### THE EXERCISE
Select from the data all lines with the word "matplotlib".

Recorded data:
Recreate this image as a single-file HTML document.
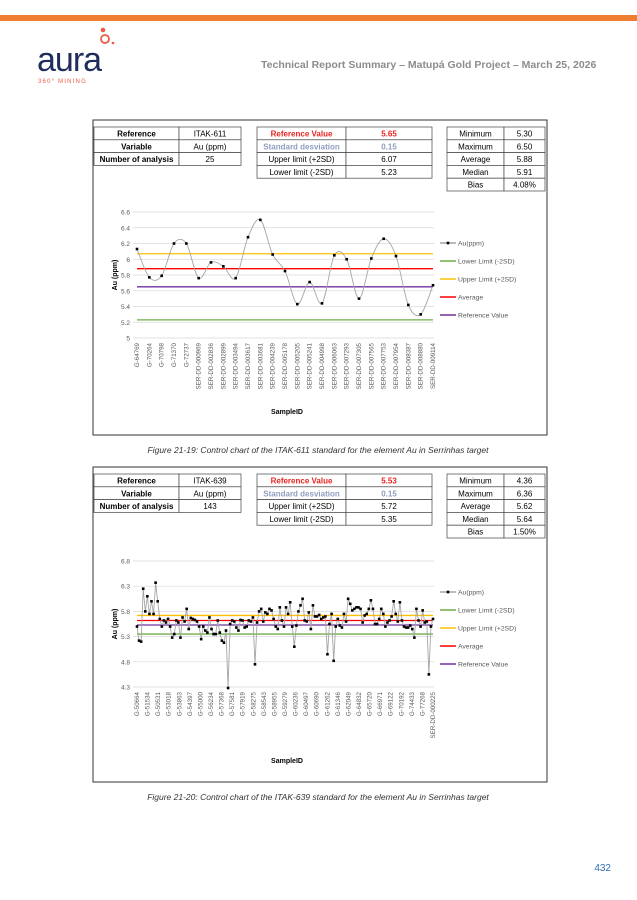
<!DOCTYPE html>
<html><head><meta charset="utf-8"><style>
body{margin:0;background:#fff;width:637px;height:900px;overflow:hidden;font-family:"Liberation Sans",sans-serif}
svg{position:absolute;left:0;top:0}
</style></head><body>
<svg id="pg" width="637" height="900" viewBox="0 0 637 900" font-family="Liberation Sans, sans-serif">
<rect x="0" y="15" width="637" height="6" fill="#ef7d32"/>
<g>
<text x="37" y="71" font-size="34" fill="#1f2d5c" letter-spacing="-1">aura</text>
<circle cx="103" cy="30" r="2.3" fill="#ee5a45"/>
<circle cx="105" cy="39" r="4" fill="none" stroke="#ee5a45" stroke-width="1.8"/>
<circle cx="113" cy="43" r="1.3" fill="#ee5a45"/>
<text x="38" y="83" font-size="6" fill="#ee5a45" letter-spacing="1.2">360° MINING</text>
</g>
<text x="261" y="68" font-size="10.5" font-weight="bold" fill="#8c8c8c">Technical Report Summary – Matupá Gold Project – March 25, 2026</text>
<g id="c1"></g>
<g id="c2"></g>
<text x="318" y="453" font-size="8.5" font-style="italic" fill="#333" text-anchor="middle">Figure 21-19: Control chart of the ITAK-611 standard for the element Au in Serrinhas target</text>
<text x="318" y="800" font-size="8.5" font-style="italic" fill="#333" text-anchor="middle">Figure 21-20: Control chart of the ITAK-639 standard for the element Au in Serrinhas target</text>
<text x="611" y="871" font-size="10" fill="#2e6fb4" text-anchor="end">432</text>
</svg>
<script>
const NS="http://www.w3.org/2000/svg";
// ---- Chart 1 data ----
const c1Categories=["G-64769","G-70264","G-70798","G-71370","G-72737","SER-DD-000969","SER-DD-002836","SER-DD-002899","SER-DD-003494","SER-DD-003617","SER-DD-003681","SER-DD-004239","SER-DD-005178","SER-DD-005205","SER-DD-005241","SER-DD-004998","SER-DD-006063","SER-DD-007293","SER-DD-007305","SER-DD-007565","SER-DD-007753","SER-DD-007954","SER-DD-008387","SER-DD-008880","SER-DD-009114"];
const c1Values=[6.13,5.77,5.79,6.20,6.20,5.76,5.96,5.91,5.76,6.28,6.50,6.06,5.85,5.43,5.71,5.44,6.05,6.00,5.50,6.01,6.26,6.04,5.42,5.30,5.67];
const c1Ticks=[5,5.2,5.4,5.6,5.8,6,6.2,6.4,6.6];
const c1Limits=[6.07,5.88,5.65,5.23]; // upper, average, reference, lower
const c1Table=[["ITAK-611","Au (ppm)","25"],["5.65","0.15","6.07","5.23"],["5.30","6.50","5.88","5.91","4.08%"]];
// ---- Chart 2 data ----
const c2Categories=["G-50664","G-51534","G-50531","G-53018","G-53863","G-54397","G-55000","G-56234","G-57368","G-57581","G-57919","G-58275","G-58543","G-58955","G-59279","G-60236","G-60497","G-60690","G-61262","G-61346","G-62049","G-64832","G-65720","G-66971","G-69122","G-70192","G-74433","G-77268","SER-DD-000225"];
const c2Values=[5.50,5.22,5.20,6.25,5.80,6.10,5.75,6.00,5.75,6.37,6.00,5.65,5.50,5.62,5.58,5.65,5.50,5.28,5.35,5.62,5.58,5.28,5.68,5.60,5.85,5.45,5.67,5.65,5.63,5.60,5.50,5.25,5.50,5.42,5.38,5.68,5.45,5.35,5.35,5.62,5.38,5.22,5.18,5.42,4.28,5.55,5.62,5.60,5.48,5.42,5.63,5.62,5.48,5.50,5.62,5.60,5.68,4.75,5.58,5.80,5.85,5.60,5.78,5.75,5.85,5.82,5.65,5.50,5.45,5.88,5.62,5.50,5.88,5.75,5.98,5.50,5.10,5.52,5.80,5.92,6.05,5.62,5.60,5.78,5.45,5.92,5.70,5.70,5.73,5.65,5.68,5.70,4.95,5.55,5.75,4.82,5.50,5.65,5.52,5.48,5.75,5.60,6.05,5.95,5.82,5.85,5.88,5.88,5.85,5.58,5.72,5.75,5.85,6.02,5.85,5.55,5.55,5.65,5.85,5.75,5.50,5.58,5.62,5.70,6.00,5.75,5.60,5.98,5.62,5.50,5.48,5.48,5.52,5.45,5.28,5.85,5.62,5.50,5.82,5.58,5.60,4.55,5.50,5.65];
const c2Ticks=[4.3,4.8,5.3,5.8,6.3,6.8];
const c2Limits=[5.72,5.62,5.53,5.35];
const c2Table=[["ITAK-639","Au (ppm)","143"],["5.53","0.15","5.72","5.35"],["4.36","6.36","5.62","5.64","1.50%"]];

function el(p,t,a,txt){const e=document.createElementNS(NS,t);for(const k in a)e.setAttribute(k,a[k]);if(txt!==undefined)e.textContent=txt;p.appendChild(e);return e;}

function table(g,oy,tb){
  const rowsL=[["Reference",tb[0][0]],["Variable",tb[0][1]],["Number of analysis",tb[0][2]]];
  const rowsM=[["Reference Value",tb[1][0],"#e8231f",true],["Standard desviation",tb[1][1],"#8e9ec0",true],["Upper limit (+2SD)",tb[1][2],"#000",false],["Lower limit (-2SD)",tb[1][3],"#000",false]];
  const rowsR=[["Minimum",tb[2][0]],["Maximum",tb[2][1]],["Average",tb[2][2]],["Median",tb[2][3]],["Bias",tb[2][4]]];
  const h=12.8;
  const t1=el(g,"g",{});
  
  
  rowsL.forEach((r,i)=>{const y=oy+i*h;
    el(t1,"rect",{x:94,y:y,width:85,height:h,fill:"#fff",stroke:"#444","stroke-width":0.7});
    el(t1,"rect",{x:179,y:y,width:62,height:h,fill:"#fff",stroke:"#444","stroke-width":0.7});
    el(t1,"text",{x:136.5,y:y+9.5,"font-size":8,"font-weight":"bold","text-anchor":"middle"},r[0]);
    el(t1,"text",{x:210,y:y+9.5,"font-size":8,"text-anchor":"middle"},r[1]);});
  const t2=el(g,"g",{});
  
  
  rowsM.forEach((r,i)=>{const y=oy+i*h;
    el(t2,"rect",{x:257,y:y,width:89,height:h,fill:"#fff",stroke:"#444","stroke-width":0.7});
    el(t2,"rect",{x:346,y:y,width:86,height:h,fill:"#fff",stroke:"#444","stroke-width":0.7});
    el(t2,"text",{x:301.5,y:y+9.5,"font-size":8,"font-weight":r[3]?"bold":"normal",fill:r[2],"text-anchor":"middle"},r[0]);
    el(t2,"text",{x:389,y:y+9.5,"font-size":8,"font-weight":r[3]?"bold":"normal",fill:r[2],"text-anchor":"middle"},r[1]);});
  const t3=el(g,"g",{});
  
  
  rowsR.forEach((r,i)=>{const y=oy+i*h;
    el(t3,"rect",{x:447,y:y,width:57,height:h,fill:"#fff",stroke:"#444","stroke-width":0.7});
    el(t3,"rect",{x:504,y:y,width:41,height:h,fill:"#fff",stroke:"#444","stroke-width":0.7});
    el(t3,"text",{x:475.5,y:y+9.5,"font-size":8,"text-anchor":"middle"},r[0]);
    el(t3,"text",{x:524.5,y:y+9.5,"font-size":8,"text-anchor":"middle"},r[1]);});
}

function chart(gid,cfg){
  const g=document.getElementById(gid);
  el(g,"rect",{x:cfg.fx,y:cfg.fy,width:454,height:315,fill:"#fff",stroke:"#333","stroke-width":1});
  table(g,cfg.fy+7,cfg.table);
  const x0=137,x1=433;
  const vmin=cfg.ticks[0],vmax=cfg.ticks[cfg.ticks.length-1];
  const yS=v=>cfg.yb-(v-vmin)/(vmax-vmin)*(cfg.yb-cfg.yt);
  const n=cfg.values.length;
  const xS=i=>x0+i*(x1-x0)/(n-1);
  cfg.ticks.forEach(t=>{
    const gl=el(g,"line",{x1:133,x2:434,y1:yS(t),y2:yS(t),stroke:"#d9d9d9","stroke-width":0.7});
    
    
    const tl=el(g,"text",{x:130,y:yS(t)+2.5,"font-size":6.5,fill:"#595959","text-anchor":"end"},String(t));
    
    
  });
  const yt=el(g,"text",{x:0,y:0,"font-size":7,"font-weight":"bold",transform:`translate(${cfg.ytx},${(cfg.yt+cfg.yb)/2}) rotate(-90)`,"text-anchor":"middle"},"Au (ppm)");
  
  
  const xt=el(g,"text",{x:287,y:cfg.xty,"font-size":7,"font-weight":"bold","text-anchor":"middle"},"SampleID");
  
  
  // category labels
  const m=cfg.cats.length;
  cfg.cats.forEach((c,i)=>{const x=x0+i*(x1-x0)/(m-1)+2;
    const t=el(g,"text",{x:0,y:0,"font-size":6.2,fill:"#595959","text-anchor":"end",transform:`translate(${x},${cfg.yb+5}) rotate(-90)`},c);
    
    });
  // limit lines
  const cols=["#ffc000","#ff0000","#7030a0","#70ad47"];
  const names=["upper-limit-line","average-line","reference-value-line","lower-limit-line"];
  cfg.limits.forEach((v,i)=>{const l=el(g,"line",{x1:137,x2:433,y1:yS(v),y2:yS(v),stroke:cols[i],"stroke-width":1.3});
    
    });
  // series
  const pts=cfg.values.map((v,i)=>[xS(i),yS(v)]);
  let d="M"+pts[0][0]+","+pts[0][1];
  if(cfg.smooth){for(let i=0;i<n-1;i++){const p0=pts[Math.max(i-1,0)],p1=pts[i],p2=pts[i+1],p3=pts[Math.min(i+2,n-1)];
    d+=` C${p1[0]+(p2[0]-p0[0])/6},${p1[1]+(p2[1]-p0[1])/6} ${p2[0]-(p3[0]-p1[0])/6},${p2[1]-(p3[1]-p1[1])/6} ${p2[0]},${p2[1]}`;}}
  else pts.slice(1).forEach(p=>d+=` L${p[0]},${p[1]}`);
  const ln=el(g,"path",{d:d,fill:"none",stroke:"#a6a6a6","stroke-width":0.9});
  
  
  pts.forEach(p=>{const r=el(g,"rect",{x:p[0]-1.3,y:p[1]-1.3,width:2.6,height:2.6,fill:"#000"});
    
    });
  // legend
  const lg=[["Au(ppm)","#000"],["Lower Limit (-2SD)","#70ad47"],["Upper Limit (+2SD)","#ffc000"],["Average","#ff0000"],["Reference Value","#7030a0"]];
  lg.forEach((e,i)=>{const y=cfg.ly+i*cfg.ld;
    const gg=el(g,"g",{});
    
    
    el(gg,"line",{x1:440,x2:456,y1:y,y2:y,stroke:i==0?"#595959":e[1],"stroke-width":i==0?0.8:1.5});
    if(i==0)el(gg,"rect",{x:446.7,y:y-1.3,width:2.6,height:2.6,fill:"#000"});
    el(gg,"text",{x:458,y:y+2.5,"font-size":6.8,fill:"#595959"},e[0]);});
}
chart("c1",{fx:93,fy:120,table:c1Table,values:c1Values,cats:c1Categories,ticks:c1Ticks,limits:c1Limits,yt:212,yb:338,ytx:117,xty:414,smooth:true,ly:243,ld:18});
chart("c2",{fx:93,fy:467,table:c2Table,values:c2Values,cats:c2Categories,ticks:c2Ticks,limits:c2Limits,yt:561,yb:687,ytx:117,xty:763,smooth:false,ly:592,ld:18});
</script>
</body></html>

...

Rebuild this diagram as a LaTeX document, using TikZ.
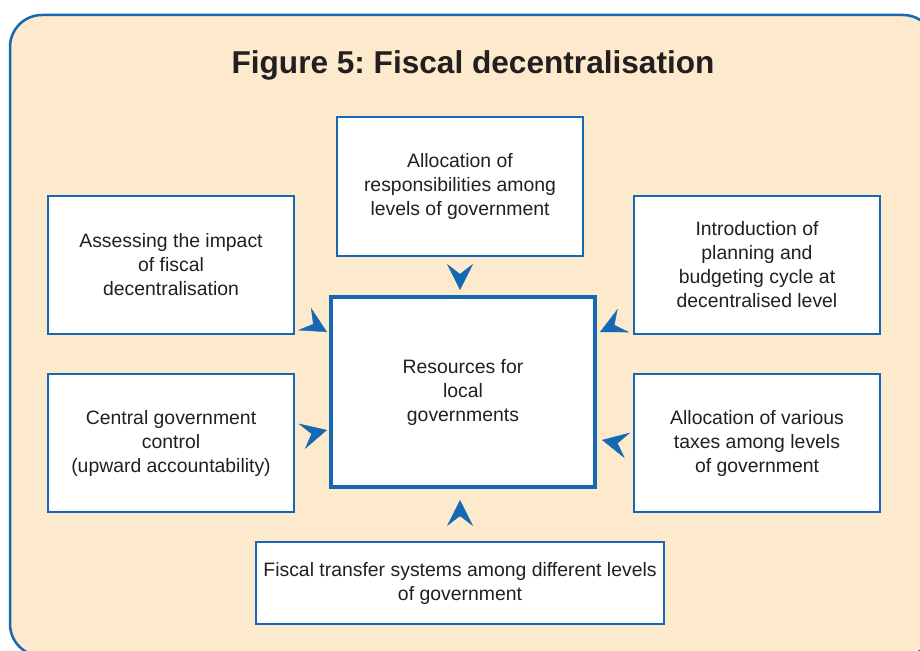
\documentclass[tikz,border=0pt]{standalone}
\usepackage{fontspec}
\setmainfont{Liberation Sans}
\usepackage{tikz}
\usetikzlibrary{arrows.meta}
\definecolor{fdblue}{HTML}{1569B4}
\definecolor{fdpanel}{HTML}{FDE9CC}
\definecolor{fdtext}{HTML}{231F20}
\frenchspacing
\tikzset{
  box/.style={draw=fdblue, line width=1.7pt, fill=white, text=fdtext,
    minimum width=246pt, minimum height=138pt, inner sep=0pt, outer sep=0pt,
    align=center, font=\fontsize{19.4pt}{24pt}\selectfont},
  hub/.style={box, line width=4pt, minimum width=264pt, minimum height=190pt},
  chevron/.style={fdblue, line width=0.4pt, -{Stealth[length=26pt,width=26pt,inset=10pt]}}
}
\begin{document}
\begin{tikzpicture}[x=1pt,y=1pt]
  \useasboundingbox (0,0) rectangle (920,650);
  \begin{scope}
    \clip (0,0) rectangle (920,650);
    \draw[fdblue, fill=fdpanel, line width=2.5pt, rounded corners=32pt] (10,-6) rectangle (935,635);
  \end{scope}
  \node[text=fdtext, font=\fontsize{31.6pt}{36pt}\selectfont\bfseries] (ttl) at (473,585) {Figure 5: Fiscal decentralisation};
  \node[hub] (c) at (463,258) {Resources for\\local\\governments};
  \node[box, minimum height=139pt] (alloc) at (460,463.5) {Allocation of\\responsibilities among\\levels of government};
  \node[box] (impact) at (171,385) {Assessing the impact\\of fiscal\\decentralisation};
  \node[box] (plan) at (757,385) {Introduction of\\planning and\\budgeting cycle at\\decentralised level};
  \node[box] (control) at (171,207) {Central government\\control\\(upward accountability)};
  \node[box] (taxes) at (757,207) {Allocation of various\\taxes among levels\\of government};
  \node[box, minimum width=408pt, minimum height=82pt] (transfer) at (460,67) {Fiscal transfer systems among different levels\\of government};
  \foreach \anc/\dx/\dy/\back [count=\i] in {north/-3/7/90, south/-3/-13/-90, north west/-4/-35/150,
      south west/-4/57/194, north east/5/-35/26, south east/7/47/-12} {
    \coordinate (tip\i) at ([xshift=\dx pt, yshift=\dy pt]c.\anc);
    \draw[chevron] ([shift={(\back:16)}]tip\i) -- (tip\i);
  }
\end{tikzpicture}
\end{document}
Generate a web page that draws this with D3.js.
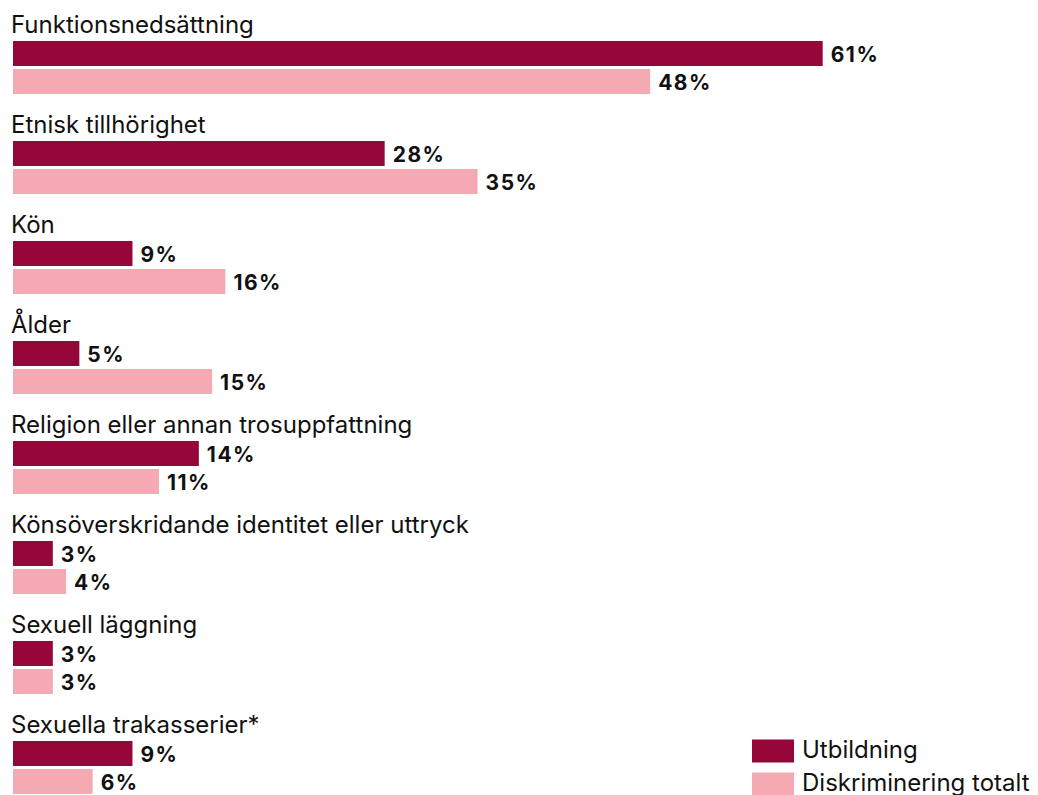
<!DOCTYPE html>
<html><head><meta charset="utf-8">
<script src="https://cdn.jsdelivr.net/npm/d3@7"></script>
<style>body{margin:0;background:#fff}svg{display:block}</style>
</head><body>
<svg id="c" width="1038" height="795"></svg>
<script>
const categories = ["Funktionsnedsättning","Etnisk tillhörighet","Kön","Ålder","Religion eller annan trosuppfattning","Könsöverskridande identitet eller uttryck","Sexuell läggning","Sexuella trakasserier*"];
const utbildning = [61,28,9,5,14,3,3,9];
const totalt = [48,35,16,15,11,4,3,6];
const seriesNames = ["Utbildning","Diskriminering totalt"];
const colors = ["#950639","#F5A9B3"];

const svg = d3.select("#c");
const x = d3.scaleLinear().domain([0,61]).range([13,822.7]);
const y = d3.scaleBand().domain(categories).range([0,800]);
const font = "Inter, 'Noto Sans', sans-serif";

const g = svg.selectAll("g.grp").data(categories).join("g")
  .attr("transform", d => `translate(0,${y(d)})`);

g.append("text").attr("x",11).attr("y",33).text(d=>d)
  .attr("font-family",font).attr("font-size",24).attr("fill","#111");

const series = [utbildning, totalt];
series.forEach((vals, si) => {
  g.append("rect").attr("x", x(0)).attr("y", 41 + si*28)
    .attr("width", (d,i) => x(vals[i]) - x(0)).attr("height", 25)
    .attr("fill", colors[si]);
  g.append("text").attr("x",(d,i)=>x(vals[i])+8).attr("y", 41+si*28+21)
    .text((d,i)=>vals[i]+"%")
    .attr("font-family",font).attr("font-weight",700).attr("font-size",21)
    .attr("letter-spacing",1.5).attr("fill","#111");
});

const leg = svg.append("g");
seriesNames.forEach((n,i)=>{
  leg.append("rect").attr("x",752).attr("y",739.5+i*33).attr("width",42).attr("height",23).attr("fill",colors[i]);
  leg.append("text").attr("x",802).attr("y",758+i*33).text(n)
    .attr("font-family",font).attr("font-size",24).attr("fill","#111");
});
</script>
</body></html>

---

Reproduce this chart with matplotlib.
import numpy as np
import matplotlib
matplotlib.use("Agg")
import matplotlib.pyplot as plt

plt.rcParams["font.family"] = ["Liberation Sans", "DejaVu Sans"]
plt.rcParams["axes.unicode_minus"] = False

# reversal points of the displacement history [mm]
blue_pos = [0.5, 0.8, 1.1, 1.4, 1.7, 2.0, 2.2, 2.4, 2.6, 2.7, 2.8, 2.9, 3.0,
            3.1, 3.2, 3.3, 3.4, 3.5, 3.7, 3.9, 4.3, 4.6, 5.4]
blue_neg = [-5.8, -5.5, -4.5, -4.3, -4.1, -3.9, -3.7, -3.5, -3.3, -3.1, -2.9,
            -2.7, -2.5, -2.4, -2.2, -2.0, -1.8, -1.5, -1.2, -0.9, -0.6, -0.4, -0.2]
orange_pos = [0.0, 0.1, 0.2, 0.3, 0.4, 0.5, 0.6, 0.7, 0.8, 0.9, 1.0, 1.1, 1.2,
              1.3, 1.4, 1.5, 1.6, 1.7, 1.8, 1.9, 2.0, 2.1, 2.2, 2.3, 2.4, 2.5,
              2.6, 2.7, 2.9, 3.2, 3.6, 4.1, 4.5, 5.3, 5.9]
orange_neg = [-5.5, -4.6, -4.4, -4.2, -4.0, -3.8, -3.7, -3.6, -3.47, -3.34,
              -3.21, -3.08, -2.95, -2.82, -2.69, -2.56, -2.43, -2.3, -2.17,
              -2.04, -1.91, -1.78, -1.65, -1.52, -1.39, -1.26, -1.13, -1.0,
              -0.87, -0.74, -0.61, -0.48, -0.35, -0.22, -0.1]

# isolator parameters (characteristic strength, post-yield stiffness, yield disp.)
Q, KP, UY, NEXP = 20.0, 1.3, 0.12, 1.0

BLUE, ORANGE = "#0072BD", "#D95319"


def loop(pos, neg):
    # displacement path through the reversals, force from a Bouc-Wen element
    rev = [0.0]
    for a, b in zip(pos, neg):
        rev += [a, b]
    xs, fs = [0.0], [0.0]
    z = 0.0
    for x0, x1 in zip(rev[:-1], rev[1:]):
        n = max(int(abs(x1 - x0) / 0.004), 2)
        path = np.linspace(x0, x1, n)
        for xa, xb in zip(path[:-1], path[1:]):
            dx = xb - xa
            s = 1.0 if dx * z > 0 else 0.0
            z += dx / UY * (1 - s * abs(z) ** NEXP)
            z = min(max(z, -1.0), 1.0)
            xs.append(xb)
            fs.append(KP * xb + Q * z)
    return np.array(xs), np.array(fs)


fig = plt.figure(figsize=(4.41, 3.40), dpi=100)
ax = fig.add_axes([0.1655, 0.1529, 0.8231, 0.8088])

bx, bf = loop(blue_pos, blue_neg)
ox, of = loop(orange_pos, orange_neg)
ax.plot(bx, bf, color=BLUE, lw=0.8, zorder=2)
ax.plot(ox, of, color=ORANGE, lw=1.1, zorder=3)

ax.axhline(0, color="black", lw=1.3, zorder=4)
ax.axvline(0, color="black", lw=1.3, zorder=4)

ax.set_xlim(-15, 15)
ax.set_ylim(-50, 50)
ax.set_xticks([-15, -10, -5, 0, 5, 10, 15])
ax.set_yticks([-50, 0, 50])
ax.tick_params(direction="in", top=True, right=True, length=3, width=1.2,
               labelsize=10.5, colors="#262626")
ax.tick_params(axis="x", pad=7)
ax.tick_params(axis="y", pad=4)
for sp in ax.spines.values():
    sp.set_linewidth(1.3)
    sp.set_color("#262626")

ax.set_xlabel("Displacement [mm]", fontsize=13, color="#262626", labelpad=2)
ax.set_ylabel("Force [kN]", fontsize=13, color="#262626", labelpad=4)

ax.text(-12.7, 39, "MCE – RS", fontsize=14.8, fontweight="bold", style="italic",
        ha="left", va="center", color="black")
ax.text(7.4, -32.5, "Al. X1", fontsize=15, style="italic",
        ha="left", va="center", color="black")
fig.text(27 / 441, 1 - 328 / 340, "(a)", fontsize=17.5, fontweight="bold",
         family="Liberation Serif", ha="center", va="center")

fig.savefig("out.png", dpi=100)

### FULL SOLUTION
Reproduce this chart with matplotlib.
import matplotlib
matplotlib.use("Agg")
import matplotlib.pyplot as plt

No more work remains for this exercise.